大富豪の娘を誘拐し、殺したとされる男の裁判。陪審が下した無罪判決は、世論からバッシングを浴びた。それから十年。現在は刑事弁護士として活躍しているマヤ・シールら当時の陪審員たちが、かつて裁判中に宿泊していたホテルに集められる。あの事件のドキュメンタリーが撮影されるのだ。だが番組収録を翌日に控えたその夜、真相につながる新たな証拠を見つけたと主張していたひとりが、部屋で死体で発見された。マヤは自らの容疑を晴らすため、必死の調査を開始するが……サスペンスに満ちたリーガル・ミステリ。(粗筋紹介より引用)
2020年2月、ランダムハウスより刊行。2021年7月、邦訳刊行。
作者のグレアム・ムーアは1981年シカゴ生まれの作家、脚本家。2010年、『シャーロック・ホームズ殺人事件』で作家デビュー。2014年、映画『イミテーション・ゲーム/エニグマと天才数学者の秘密』の脚本を担当し、第87回アカデミー賞脚色賞を受賞している。
10年前にロサンゼルスの大富豪、ルー・シルバーの一人娘、ジェシカが誘拐され、遺体がないまま、ジェシカが通う学校のパートタイムの国語教師で黒人のボビー・ノックが逮捕された。ジェシカとボビーは放課後に会い、メールを通わすようになっていた。国民の84%が、ボビーがジェシカを殺害したと信じていた。本来なら表に出ないはずの12人の陪審員の名前が表に出るほど、アメリカ中の注目を浴びた。5か月後、陪審は無罪判決を下した。当初は11対1で有罪判決だったが、唯一無罪を挙げたマヤ・シールが他を説得したのだ。まさかの無罪判決に、世間は陪審員を非難した。それから10年後、テレビ局の企画で当時のドキュメンタリーが撮影されることになり、1人を除く11人が、当時宿泊していたホテルに集まった。刑事弁護士となったマヤは撮影前日、黒人のリック・レナードを部屋に招き入れる。二人は裁判中、肉体関係に陥ったが、リックは最後の一人になるまで有罪を訴えていた。リックはその後、マスコミにやはり有罪であったとマヤを批判するようになる。そんなリックは、真相につながる新たな証拠を見つけたと話す。口論となって部屋を出たマヤが再び帰ってくると、リックは殺されていた。疑われたマヤは他の陪審員たちに話を聞いて容疑を晴らそうとする。
物語はボビー・ノックの裁判と10年後の話が交互に語られる。陪審員たちの視線を通した裁判や評議の様子、そして10年後はマヤの視点によるリック殺害事件の真相と、さらにリックがつかんだという証拠探しの話である。

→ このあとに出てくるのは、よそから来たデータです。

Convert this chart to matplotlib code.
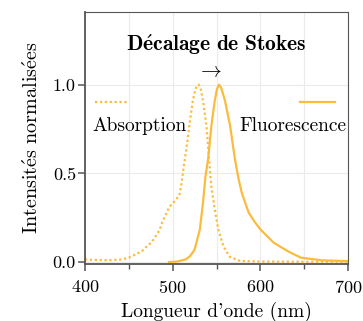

訳者があとがきで「なんとも皮肉に満ちた作品である」と書いているが、その通り、皮肉に満ちた作品である。10年前の裁判の展開は、『十二人の怒れる男』を彷彿とさせるもの。もし、評決が誤りだったら。そんなifを楽しむことができる。さらに有罪確実とされた黒人が無罪となる展開は、立場こそ違うがシンプソン事件を彷彿とさせる。他にもクリスティ(ミステリ)に対する皮肉もあるし、マスコミに対する皮肉もある。おそらく陪審員制度や弁護方法、ブラック・ライヴズ・マターにも皮肉な視線を向けているのだろう。事件の真相までも含めて、今のアメリカが抱える問題点、矛盾点に対する皮肉な視線を集めた作品になっている。
それでいて優秀な法廷ミステリに仕上がっているところが面白い。意外な展開がこれでもかとばかり続き、読んでいて振り回されっぱなしであった。変なことを言うけれど、乱歩が得意な裏返しトリックをこれでもかとばかりに詰め込んだような、今までのミステリにあった“よくある展開”を多々ひねくれて使ったような作品なのである(いや、本当にあったかどうかはよく覚えていないが)。そういう意味でも、皮肉に満ちた作品なのだ。
映画の脚本家らしい、サプライズの連続みたいな作品。個人的には好きだぞ。